Where Softness Meets Sadness
Pastel colours are usually associated with sweetness, calmness, and gentle light. But in certain artworks — especially those shaped by introspection — pastels begin to shift. They take on weight. They become emotional atmospheres rather than decorative choices. Pastel melancholy emerges when the softness of the colour carries a quiet ache underneath it: not dramatic sorrow, but a sadness that feels human, hushed, and deeply interior. It’s the kind of emotion that lingers at the edge of memory or under the surface of a peaceful expression.

How Pastels Hold Emotional Duality
The power of pastel melancholy lies in contradiction. The colours remain soft, almost tender, yet the mood they create is heavy with introspection. Pale pinks can feel like fading warmth. Misty blues evoke distance or longing. Soft greens become tones of quiet resignation, while delicate lilacs and violets speak of emotional ambiguity. These colours never overwhelm. Instead, they reveal how gentle sadness can be — how emotion can exist in lightness rather than in shadow.
Faces That Carry Pastel Sadness Without Displaying It
In many pastel melancholy portraits, the faces do not show grief; they hold it. Expressions remain neutral or calm, but the colour does the emotional work. A blush that feels more like hesitation. A cool tint under the eye that hints at tiredness. A muted lip tone that softens presence into silence. The portraits feel emotionally full without relying on theatrics. The sadness is intimate — something the viewer senses rather than sees.
The Atmospheric Weight of Soft Colour
Pastels can create an atmosphere that sinks gently around the figure, like mist settling on a quiet morning. This softness slows the eye. It encourages breathing, pausing, listening inward. The emotional weight doesn’t come from contrast or darkness; it comes from the stillness the colours create. Pastel melancholy is the moment after a long exhale — a pause where vulnerability feels safe enough to exist openly.

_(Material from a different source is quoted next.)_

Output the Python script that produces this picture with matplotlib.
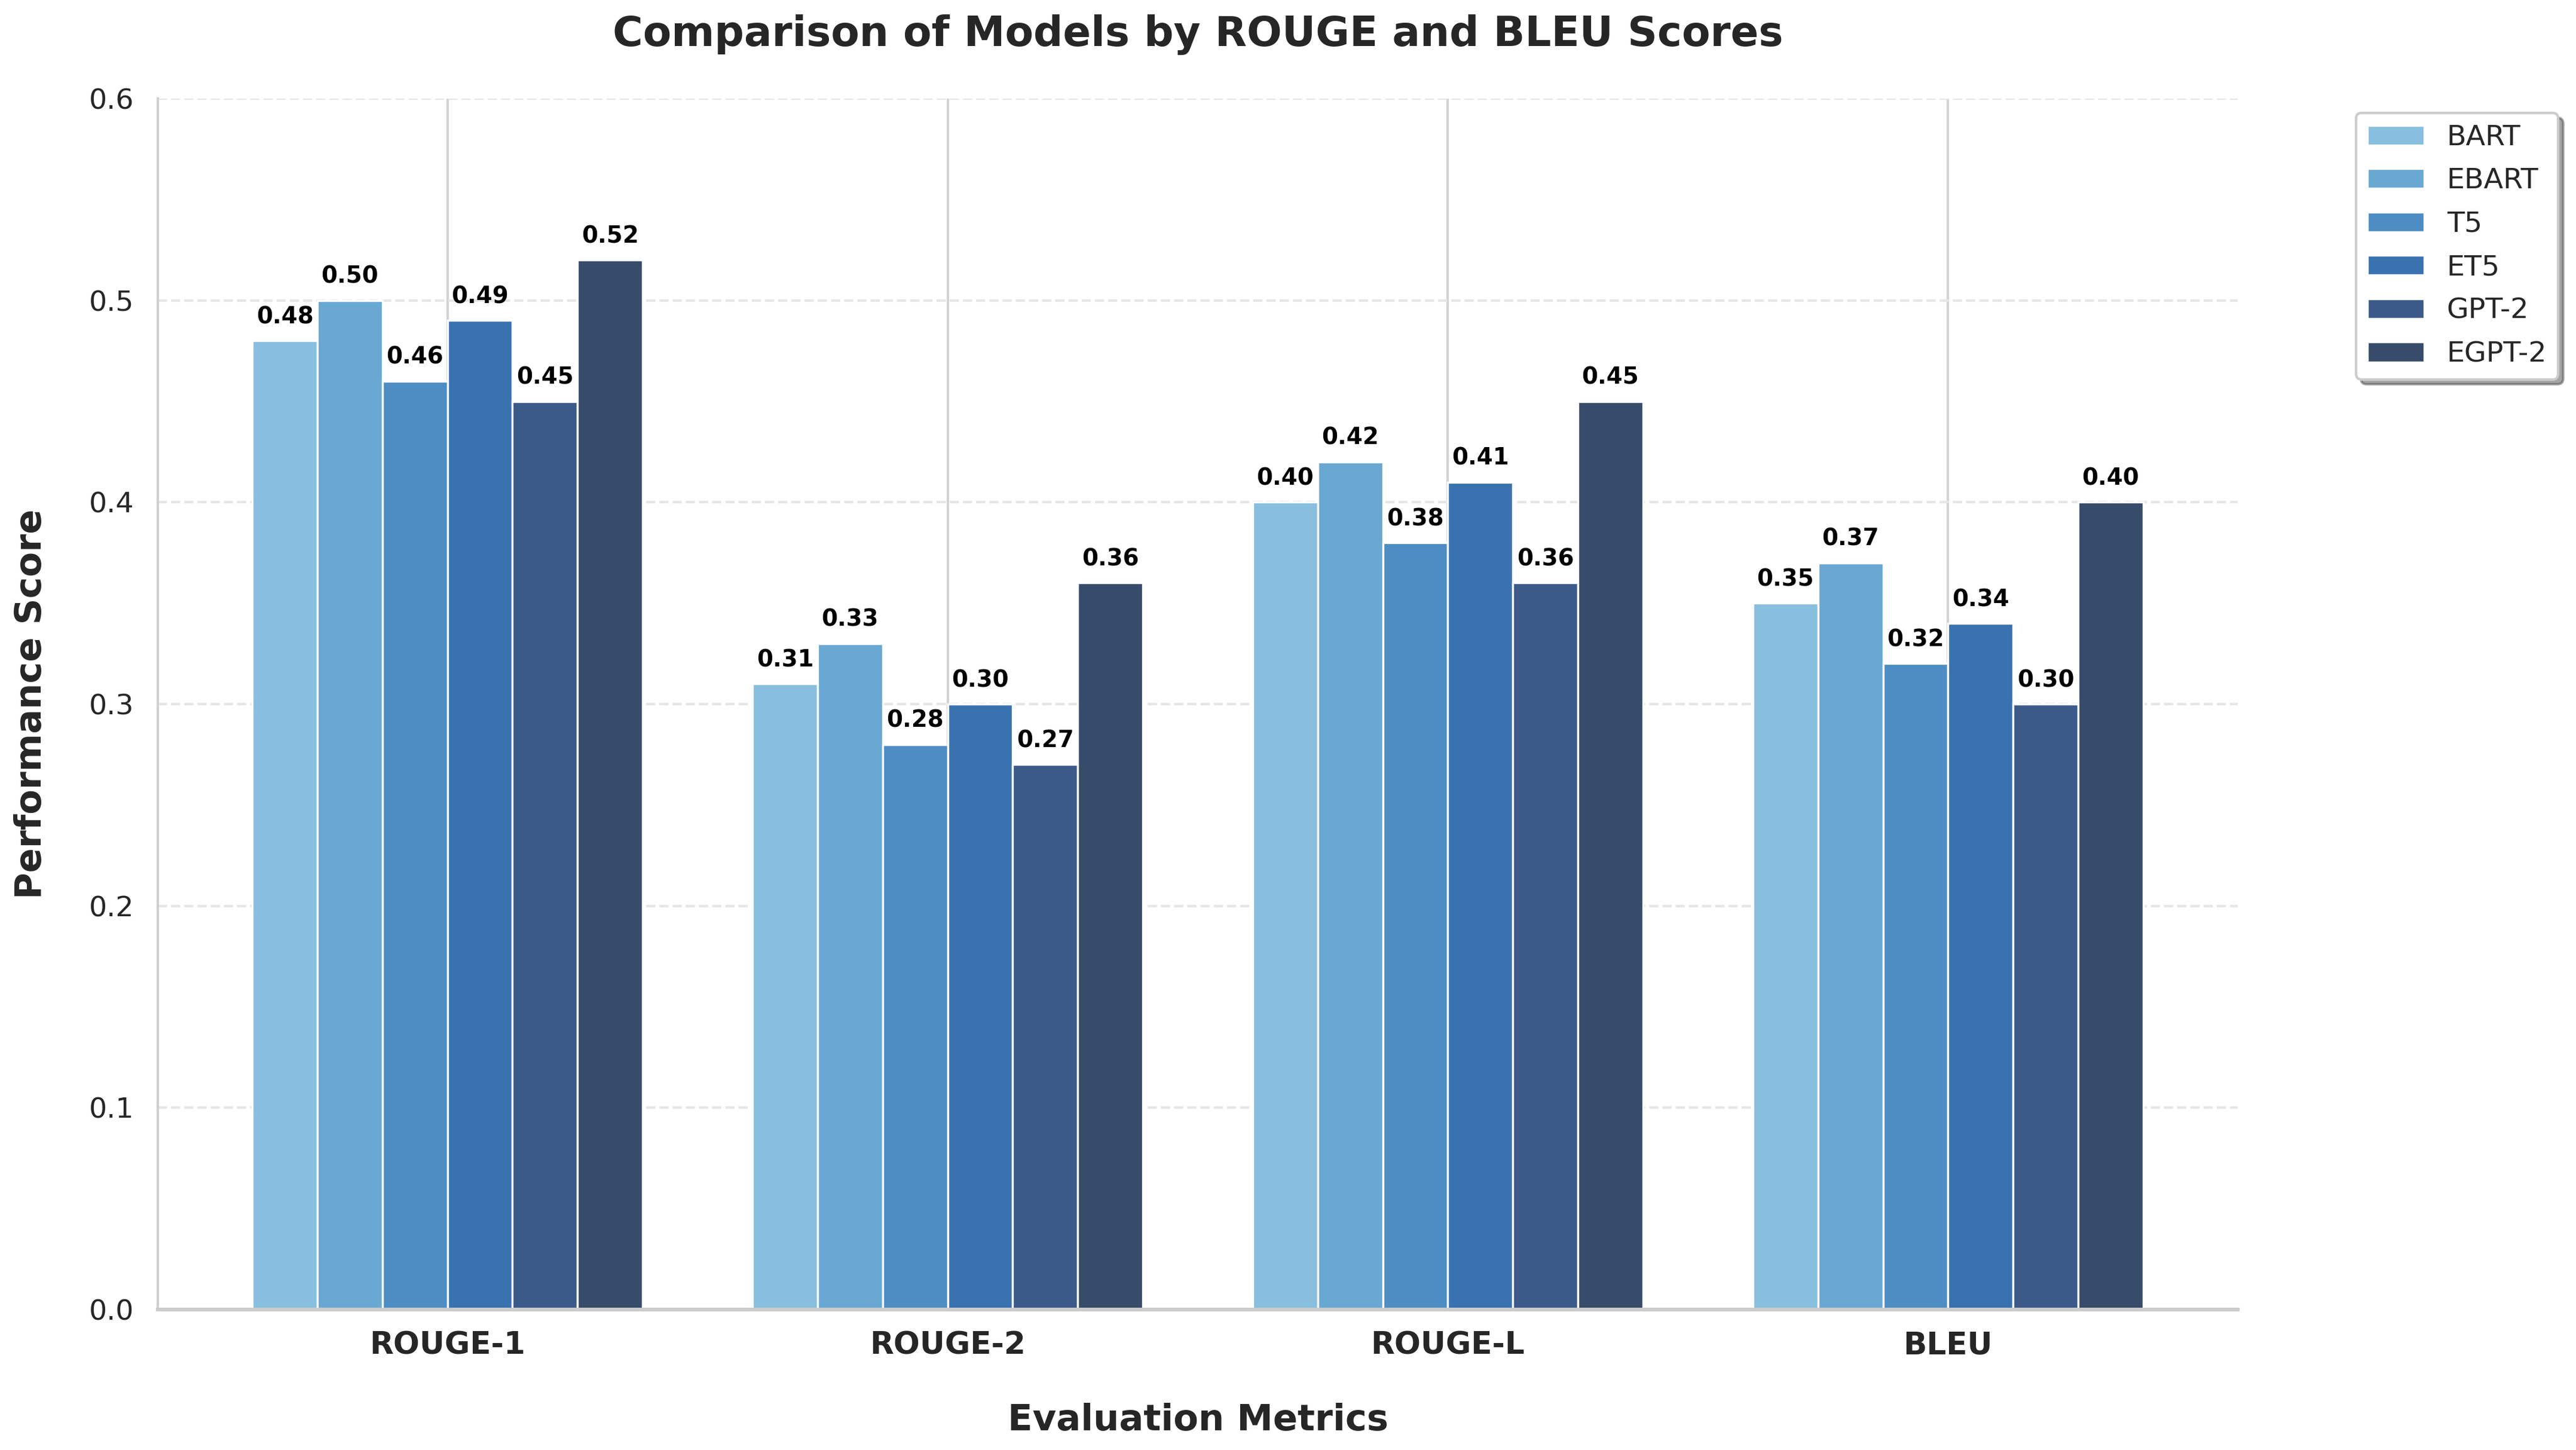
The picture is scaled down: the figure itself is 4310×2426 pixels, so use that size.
import matplotlib
matplotlib.use("Agg")
import matplotlib.pyplot as plt
import numpy as np

metrics = ["ROUGE-1", "ROUGE-2", "ROUGE-L", "BLEU"]
models = ["BART", "EBART", "T5", "ET5", "GPT-2", "EGPT-2"]
bart = [0.48, 0.31, 0.40, 0.35]
ebart = [0.50, 0.33, 0.42, 0.37]
t5 = [0.46, 0.28, 0.38, 0.32]
et5 = [0.49, 0.30, 0.41, 0.34]
gpt2 = [0.45, 0.27, 0.36, 0.30]
egpt2 = [0.52, 0.36, 0.45, 0.40]
series = [bart, ebart, t5, et5, gpt2, egpt2]
colors = ["#88bede", "#69a8d3", "#4e8dc3", "#3a72b0", "#3b5a89", "#374b6b"]

plt.rcParams["font.family"] = ["DejaVu Sans"]
fig = plt.figure(figsize=(4310 / 300, 2426 / 300), dpi=300)
ax = fig.add_axes([264 / 4310, 1 - 2191 / 2426, (3744 - 264) / 4310, (2191 - 165) / 2426])

x = np.arange(len(metrics))
width = 0.13
for i, (name, vals, c) in enumerate(zip(models, series, colors)):
    pos = x + (i - 2.5) * width
    bars = ax.bar(pos, vals, width, label=name, color=c, edgecolor="white", linewidth=0.8, zorder=2)
    for b, v in zip(bars, vals):
        ax.annotate(f"{v:.2f}", (b.get_x() + b.get_width() / 2, v), xytext=(0, 5),
                    textcoords="offset points", ha="center", va="bottom",
                    fontsize=9.3, fontweight="bold", color="black", zorder=3)

ax.set_ylim(0, 0.6)
ax.set_yticks(np.arange(0, 0.61, 0.1))
ax.set_yticklabels([f"{t:.1f}" for t in np.arange(0, 0.61, 0.1)])
ax.set_xticks(x)
ax.set_xticklabels(metrics, fontsize=12.4, fontweight="bold", color="#262626")
ax.tick_params(axis="y", labelsize=11.4, labelcolor="#262626", length=0, pad=9.6)
ax.tick_params(axis="x", length=0, pad=8.5)

ax.set_axisbelow(True)
ax.yaxis.grid(True, linestyle="--", color="#e6e6e6", linewidth=1.0)
ax.xaxis.grid(True, linestyle="-", color="#d3d3d3", linewidth=1.0)

for s in ["top", "right"]:
    ax.spines[s].set_visible(False)
ax.spines["left"].set_color("#d0d0d0")
ax.spines["left"].set_linewidth(1.0)
ax.spines["bottom"].set_color("#cccccc")
ax.spines["bottom"].set_linewidth(1.5)

ax.set_title("Comparison of Models by ROUGE and BLEU Scores", fontsize=16.6, fontweight="bold",
             color="#262626", pad=21)
ax.set_xlabel("Evaluation Metrics", fontsize=14.6, fontweight="bold", color="#262626", labelpad=17)
ax.set_ylabel("Performance Score", fontsize=14.6, fontweight="bold", color="#262626", labelpad=16)

leg = ax.legend(loc="upper left", bbox_to_anchor=(1.05, 1), fontsize=11.4, frameon=True,
                shadow=True, fancybox=True, edgecolor="#cccccc", facecolor="white",
                labelspacing=0.58)
for t in leg.get_texts():
    t.set_color("#262626")

fig.savefig("out.png", dpi=300)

Why Melancholy Feels Deeper in Pale Tones
Deep colours can make sadness feel heavy, but pale tones make it feel honest. Pastel melancholy reveals the kind of emotions that don’t have a name: wistfulness, emotional fatigue, longing for clarity, the soft ache of remembering something that no longer exists. These tones speak the language of tenderness and ache at once. They reveal that melancholy doesn’t always need drama — sometimes it needs softness to be understood.
Pastel Distortions and the Blur of Feeling
In surreal or dreamlike artwork, pastel melancholy often appears through slight visual distortions: softened edges, blurred lines, or features that flow into their surroundings. These choices mirror the emotional sensation of being present yet slightly detached, grounded yet dissolved. The colours and distortions together create an atmosphere of quiet emotional fog — a space that feels both safe and unsettled.

The Allure of Quiet Emotional Art
Pastel melancholy resonates because many people recognize themselves in it. It captures a mood that is rarely shown openly — a subtle emotional texture felt during transitions, endings, or moments of reflection. These artworks don’t shout for attention; they ask the viewer to come closer, to lean into the quiet. They offer companionship rather than spectacle.